GOAL OF THE EXERCISE: Restate the data below word for word. Skip any images it contains.

══ DATA SECTION ══

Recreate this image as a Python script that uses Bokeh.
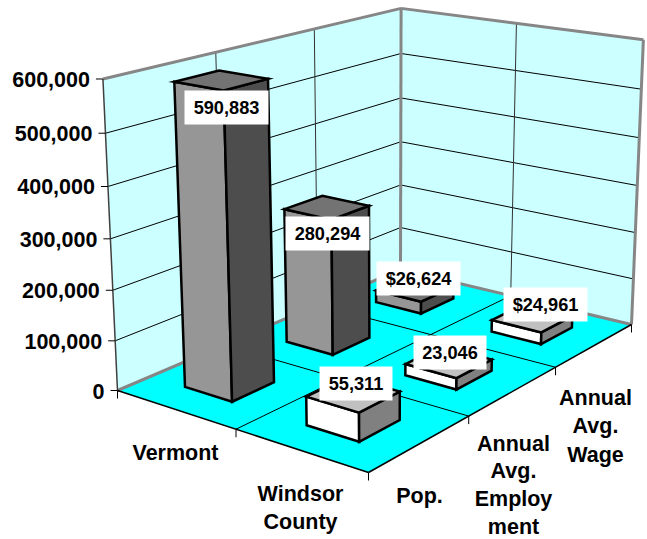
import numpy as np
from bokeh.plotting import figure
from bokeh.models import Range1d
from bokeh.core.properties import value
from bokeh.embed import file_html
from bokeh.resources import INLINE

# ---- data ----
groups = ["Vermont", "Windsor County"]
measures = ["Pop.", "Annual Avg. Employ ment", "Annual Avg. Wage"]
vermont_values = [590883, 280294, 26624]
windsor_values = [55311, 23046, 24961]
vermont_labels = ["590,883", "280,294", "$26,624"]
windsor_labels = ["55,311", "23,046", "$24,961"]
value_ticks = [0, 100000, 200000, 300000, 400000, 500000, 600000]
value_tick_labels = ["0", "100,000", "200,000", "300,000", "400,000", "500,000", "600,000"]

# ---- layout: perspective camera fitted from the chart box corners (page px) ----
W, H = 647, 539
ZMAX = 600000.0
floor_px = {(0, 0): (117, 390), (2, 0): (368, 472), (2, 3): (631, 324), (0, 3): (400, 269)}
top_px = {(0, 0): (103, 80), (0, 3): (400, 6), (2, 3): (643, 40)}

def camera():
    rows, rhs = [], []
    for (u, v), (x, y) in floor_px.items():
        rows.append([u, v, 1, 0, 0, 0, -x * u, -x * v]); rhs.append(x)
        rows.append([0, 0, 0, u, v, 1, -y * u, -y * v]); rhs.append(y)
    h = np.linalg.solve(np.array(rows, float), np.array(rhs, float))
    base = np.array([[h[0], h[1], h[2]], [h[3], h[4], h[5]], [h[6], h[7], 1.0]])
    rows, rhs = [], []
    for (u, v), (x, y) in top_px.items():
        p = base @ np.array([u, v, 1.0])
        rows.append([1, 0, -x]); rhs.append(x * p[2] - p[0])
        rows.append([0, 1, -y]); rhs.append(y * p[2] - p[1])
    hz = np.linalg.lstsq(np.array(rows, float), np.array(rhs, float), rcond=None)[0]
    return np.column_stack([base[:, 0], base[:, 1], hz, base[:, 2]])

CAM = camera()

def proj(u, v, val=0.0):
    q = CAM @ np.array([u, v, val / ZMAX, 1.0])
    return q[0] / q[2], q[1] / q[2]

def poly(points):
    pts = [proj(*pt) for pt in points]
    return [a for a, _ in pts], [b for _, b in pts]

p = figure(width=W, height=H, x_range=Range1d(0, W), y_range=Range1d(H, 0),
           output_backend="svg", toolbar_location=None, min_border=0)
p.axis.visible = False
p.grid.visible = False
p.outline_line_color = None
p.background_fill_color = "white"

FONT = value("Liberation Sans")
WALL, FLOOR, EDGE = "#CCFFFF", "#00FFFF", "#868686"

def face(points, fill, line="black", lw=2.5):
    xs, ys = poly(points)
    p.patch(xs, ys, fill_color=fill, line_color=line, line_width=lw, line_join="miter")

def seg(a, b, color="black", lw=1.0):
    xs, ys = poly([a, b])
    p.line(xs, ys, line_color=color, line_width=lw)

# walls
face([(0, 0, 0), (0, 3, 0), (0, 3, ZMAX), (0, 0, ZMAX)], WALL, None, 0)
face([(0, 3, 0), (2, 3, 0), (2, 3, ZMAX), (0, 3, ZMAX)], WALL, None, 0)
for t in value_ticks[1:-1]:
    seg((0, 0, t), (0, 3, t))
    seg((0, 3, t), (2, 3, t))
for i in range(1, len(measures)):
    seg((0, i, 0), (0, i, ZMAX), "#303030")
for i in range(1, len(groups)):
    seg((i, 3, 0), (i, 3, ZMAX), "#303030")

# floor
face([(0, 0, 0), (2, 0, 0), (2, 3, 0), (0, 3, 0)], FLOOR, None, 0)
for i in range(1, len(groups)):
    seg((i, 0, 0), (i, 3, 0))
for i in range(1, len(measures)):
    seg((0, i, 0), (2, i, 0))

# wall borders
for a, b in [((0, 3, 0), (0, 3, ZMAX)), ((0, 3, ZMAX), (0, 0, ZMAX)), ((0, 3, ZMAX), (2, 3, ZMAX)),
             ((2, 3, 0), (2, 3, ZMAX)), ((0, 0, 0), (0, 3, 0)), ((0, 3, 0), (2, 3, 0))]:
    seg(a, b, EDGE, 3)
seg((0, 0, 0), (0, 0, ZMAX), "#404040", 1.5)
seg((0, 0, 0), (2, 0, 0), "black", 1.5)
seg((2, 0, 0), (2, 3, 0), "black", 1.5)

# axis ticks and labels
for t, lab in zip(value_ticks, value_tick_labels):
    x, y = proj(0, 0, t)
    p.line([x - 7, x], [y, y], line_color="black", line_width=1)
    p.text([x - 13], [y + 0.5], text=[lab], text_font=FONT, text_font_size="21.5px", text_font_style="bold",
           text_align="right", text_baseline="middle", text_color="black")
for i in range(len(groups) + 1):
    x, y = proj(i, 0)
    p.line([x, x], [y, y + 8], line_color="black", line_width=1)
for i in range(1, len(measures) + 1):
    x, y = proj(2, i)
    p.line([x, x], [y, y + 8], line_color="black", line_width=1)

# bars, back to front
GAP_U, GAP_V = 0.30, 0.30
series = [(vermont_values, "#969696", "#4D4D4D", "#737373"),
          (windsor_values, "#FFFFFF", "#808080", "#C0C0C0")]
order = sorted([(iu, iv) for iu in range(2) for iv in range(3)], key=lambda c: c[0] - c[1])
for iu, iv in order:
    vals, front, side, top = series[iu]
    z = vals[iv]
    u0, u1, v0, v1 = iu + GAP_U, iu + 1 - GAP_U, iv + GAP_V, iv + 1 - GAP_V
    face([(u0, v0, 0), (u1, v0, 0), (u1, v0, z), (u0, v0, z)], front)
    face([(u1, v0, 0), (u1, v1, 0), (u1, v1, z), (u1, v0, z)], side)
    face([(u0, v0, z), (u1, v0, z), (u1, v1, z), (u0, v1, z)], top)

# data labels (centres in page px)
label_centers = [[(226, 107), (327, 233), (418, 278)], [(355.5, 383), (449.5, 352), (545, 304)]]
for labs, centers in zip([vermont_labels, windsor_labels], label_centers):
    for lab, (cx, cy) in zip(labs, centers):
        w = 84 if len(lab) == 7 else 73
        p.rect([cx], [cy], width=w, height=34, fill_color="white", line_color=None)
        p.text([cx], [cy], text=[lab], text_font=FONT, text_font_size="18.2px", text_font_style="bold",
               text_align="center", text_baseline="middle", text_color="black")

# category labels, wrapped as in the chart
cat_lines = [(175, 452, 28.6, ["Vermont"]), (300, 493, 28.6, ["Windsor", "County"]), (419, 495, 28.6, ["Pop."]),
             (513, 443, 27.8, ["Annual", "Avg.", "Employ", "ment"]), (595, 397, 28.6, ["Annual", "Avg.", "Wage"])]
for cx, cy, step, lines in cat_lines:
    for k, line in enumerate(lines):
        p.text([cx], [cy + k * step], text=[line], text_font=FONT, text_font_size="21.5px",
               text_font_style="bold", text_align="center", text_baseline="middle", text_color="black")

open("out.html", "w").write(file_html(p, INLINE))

═══

RESULT FOR THIS EXERCISE:
Recreate this image as a Python script that uses Bokeh.
import numpy as np
from bokeh.plotting import figure
from bokeh.models import Range1d
from bokeh.core.properties import value
from bokeh.embed import file_html
from bokeh.resources import INLINE

# ---- data ----
groups = ["Vermont", "Windsor County"]
measures = ["Pop.", "Annual Avg. Employ ment", "Annual Avg. Wage"]
vermont_values = [590883, 280294, 26624]
windsor_values = [55311, 23046, 24961]
vermont_labels = ["590,883", "280,294", "$26,624"]
windsor_labels = ["55,311", "23,046", "$24,961"]
value_ticks = [0, 100000, 200000, 300000, 400000, 500000, 600000]
value_tick_labels = ["0", "100,000", "200,000", "300,000", "400,000", "500,000", "600,000"]

# ---- layout: perspective camera fitted from the chart box corners (page px) ----
W, H = 647, 539
ZMAX = 600000.0
floor_px = {(0, 0): (117, 390), (2, 0): (368, 472), (2, 3): (631, 324), (0, 3): (400, 269)}
top_px = {(0, 0): (103, 80), (0, 3): (400, 6), (2, 3): (643, 40)}

def camera():
    rows, rhs = [], []
    for (u, v), (x, y) in floor_px.items():
        rows.append([u, v, 1, 0, 0, 0, -x * u, -x * v]); rhs.append(x)
        rows.append([0, 0, 0, u, v, 1, -y * u, -y * v]); rhs.append(y)
    h = np.linalg.solve(np.array(rows, float), np.array(rhs, float))
    base = np.array([[h[0], h[1], h[2]], [h[3], h[4], h[5]], [h[6], h[7], 1.0]])
    rows, rhs = [], []
    for (u, v), (x, y) in top_px.items():
        p = base @ np.array([u, v, 1.0])
        rows.append([1, 0, -x]); rhs.append(x * p[2] - p[0])
        rows.append([0, 1, -y]); rhs.append(y * p[2] - p[1])
    hz = np.linalg.lstsq(np.array(rows, float), np.array(rhs, float), rcond=None)[0]
    return np.column_stack([base[:, 0], base[:, 1], hz, base[:, 2]])

CAM = camera()

def proj(u, v, val=0.0):
    q = CAM @ np.array([u, v, val / ZMAX, 1.0])
    return q[0] / q[2], q[1] / q[2]

def poly(points):
    pts = [proj(*pt) for pt in points]
    return [a for a, _ in pts], [b for _, b in pts]

p = figure(width=W, height=H, x_range=Range1d(0, W), y_range=Range1d(H, 0),
           output_backend="svg", toolbar_location=None, min_border=0)
p.axis.visible = False
p.grid.visible = False
p.outline_line_color = None
p.background_fill_color = "white"

FONT = value("Liberation Sans")
WALL, FLOOR, EDGE = "#CCFFFF", "#00FFFF", "#868686"

def face(points, fill, line="black", lw=2.5):
    xs, ys = poly(points)
    p.patch(xs, ys, fill_color=fill, line_color=line, line_width=lw, line_join="miter")

def seg(a, b, color="black", lw=1.0):
    xs, ys = poly([a, b])
    p.line(xs, ys, line_color=color, line_width=lw)

# walls
face([(0, 0, 0), (0, 3, 0), (0, 3, ZMAX), (0, 0, ZMAX)], WALL, None, 0)
face([(0, 3, 0), (2, 3, 0), (2, 3, ZMAX), (0, 3, ZMAX)], WALL, None, 0)
for t in value_ticks[1:-1]:
    seg((0, 0, t), (0, 3, t))
    seg((0, 3, t), (2, 3, t))
for i in range(1, len(measures)):
    seg((0, i, 0), (0, i, ZMAX), "#303030")
for i in range(1, len(groups)):
    seg((i, 3, 0), (i, 3, ZMAX), "#303030")

# floor
face([(0, 0, 0), (2, 0, 0), (2, 3, 0), (0, 3, 0)], FLOOR, None, 0)
for i in range(1, len(groups)):
    seg((i, 0, 0), (i, 3, 0))
for i in range(1, len(measures)):
    seg((0, i, 0), (2, i, 0))

# wall borders
for a, b in [((0, 3, 0), (0, 3, ZMAX)), ((0, 3, ZMAX), (0, 0, ZMAX)), ((0, 3, ZMAX), (2, 3, ZMAX)),
             ((2, 3, 0), (2, 3, ZMAX)), ((0, 0, 0), (0, 3, 0)), ((0, 3, 0), (2, 3, 0))]:
    seg(a, b, EDGE, 3)
seg((0, 0, 0), (0, 0, ZMAX), "#404040", 1.5)
seg((0, 0, 0), (2, 0, 0), "black", 1.5)
seg((2, 0, 0), (2, 3, 0), "black", 1.5)

# axis ticks and labels
for t, lab in zip(value_ticks, value_tick_labels):
    x, y = proj(0, 0, t)
    p.line([x - 7, x], [y, y], line_color="black", line_width=1)
    p.text([x - 13], [y + 0.5], text=[lab], text_font=FONT, text_font_size="21.5px", text_font_style="bold",
           text_align="right", text_baseline="middle", text_color="black")
for i in range(len(groups) + 1):
    x, y = proj(i, 0)
    p.line([x, x], [y, y + 8], line_color="black", line_width=1)
for i in range(1, len(measures) + 1):
    x, y = proj(2, i)
    p.line([x, x], [y, y + 8], line_color="black", line_width=1)

# bars, back to front
GAP_U, GAP_V = 0.30, 0.30
series = [(vermont_values, "#969696", "#4D4D4D", "#737373"),
          (windsor_values, "#FFFFFF", "#808080", "#C0C0C0")]
order = sorted([(iu, iv) for iu in range(2) for iv in range(3)], key=lambda c: c[0] - c[1])
for iu, iv in order:
    vals, front, side, top = series[iu]
    z = vals[iv]
    u0, u1, v0, v1 = iu + GAP_U, iu + 1 - GAP_U, iv + GAP_V, iv + 1 - GAP_V
    face([(u0, v0, 0), (u1, v0, 0), (u1, v0, z), (u0, v0, z)], front)
    face([(u1, v0, 0), (u1, v1, 0), (u1, v1, z), (u1, v0, z)], side)
    face([(u0, v0, z), (u1, v0, z), (u1, v1, z), (u0, v1, z)], top)

# data labels (centres in page px)
label_centers = [[(226, 107), (327, 233), (418, 278)], [(355.5, 383), (449.5, 352), (545, 304)]]
for labs, centers in zip([vermont_labels, windsor_labels], label_centers):
    for lab, (cx, cy) in zip(labs, centers):
        w = 84 if len(lab) == 7 else 73
        p.rect([cx], [cy], width=w, height=34, fill_color="white", line_color=None)
        p.text([cx], [cy], text=[lab], text_font=FONT, text_font_size="18.2px", text_font_style="bold",
               text_align="center", text_baseline="middle", text_color="black")

# category labels, wrapped as in the chart
cat_lines = [(175, 452, 28.6, ["Vermont"]), (300, 493, 28.6, ["Windsor", "County"]), (419, 495, 28.6, ["Pop."]),
             (513, 443, 27.8, ["Annual", "Avg.", "Employ", "ment"]), (595, 397, 28.6, ["Annual", "Avg.", "Wage"])]
for cx, cy, step, lines in cat_lines:
    for k, line in enumerate(lines):
        p.text([cx], [cy + k * step], text=[line], text_font=FONT, text_font_size="21.5px",
               text_font_style="bold", text_align="center", text_baseline="middle", text_color="black")

open("out.html", "w").write(file_html(p, INLINE))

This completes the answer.